(Exercise):
Copy, exactly as written, the lines that begin at the one containing "Give me the" and end at the one containing "import seaborn as sns". Skip any pictures in the data below.

┌─ Material provided

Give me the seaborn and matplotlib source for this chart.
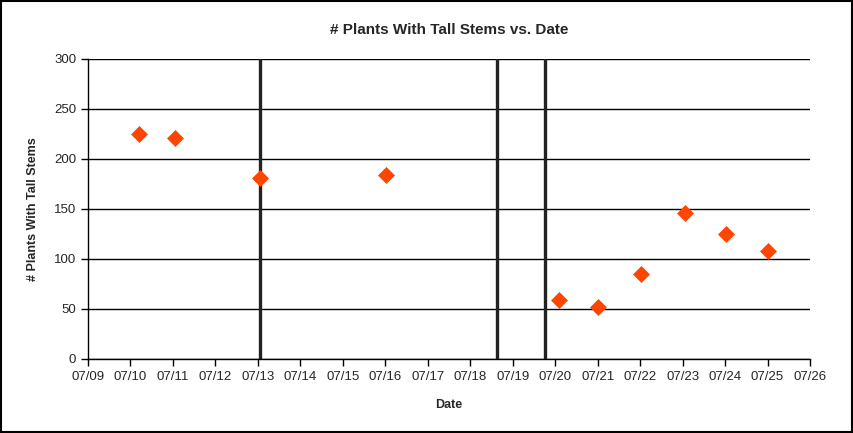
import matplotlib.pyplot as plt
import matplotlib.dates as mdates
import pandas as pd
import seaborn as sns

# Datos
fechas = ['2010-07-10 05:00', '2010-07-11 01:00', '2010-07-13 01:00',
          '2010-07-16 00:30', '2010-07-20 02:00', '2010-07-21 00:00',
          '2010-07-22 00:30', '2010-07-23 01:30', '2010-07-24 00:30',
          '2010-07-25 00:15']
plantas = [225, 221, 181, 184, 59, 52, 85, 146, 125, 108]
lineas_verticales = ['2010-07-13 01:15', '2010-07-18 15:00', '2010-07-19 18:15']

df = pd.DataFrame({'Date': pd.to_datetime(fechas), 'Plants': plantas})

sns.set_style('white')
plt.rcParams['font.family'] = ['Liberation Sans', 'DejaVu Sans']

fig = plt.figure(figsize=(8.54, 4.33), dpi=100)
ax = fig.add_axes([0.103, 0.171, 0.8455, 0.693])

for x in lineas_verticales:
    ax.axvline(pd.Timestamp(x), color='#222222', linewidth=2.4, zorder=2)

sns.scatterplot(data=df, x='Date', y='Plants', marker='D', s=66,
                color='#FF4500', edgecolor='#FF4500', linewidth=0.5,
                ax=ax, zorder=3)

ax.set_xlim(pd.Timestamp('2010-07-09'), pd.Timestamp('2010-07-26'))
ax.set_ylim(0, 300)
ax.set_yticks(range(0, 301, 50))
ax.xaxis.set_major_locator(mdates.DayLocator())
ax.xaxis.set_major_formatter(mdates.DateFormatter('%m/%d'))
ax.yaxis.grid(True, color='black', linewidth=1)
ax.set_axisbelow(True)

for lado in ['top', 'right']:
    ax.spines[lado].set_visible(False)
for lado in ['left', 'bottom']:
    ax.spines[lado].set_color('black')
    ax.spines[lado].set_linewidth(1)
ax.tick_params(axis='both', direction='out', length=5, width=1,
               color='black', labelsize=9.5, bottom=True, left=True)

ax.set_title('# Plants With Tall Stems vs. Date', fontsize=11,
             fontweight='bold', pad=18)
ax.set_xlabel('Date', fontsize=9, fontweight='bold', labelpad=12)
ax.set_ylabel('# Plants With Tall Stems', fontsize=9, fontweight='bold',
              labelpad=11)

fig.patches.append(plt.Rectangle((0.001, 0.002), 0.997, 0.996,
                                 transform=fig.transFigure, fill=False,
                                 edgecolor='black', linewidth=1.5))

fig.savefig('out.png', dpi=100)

└─
┌─ Material provided

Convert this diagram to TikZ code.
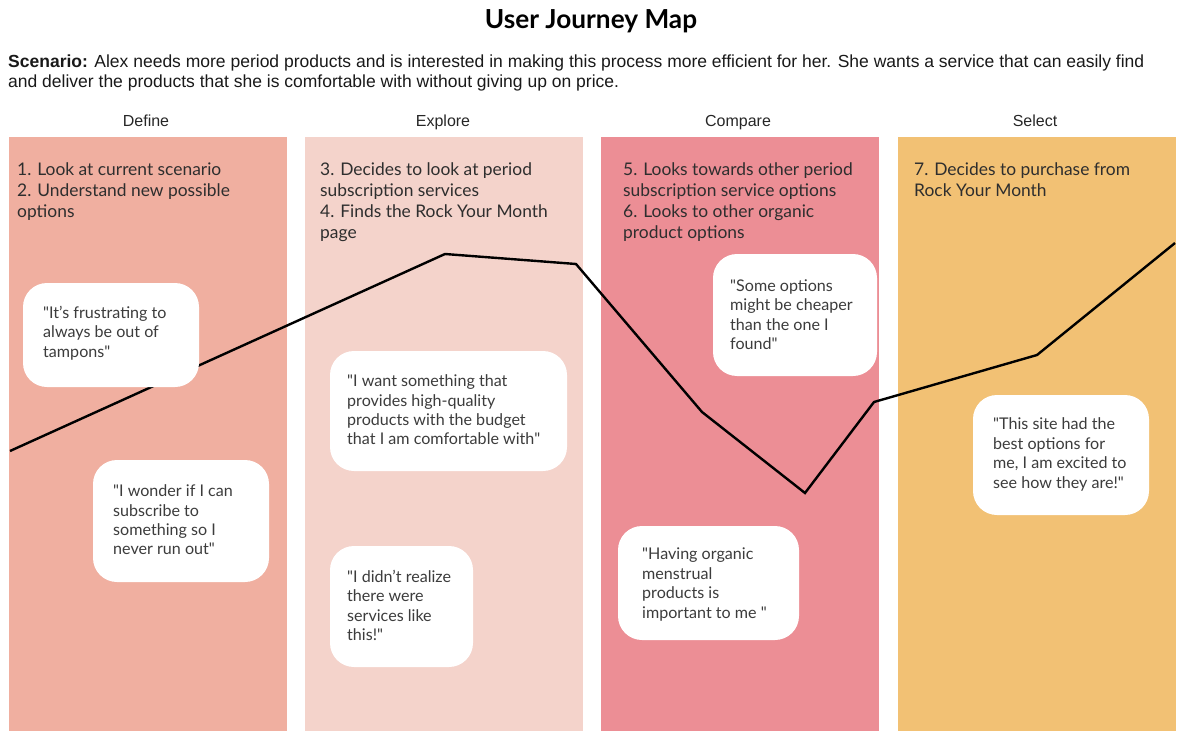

└─
┌─ Material provided

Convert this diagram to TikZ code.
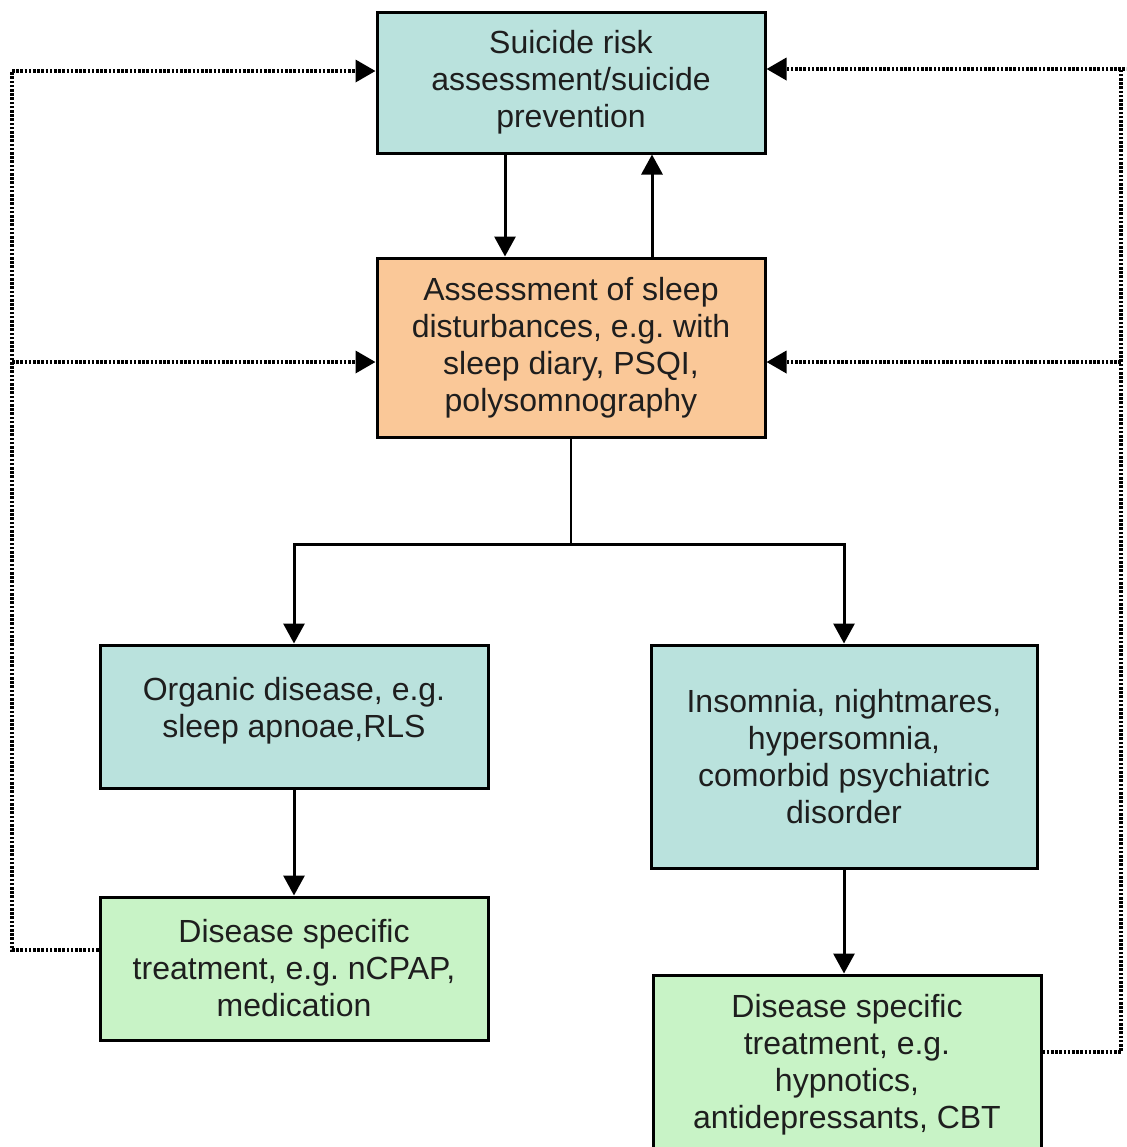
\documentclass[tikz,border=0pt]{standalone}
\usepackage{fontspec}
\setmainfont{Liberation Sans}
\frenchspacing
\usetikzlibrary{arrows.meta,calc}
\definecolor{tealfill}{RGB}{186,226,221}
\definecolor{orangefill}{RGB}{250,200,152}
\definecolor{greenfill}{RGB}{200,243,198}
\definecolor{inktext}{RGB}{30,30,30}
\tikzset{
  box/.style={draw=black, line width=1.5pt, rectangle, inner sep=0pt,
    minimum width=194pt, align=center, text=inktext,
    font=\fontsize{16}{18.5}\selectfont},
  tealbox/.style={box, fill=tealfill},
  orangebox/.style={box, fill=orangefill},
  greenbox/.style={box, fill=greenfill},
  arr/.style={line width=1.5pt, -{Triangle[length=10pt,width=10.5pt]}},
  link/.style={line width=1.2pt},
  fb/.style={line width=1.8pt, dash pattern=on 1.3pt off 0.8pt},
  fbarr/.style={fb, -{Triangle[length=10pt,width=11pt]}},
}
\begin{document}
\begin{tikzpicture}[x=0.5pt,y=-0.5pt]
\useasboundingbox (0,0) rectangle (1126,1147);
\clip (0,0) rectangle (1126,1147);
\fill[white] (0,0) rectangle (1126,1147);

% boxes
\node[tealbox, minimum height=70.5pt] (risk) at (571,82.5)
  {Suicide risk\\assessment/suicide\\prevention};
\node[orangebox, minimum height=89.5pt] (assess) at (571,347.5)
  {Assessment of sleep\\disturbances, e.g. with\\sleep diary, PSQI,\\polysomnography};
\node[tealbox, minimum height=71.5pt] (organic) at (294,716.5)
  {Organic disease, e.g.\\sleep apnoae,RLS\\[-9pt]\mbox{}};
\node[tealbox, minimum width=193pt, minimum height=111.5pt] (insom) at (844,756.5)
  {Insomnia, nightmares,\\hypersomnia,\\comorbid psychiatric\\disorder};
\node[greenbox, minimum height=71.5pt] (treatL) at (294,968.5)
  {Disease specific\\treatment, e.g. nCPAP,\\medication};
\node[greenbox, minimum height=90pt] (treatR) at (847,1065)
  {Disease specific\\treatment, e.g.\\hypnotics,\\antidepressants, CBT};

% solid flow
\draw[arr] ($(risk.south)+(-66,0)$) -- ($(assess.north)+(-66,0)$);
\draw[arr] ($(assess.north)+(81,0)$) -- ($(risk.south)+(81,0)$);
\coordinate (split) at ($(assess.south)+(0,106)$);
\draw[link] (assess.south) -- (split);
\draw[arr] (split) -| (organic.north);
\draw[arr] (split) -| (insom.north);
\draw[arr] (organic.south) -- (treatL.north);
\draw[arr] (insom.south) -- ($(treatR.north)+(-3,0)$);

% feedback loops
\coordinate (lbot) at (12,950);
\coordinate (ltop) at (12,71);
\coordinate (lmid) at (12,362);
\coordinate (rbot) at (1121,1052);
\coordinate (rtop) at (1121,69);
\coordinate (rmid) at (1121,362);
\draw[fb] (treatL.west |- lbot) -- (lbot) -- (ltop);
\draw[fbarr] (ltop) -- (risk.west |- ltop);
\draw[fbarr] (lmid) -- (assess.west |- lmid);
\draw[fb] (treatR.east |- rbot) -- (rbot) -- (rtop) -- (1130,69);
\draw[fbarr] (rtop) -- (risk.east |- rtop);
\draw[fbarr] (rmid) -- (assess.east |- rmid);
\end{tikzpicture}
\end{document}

└─

(Exercise response):
Give me the seaborn and matplotlib source for this chart.
import matplotlib.pyplot as plt
import matplotlib.dates as mdates
import pandas as pd
import seaborn as sns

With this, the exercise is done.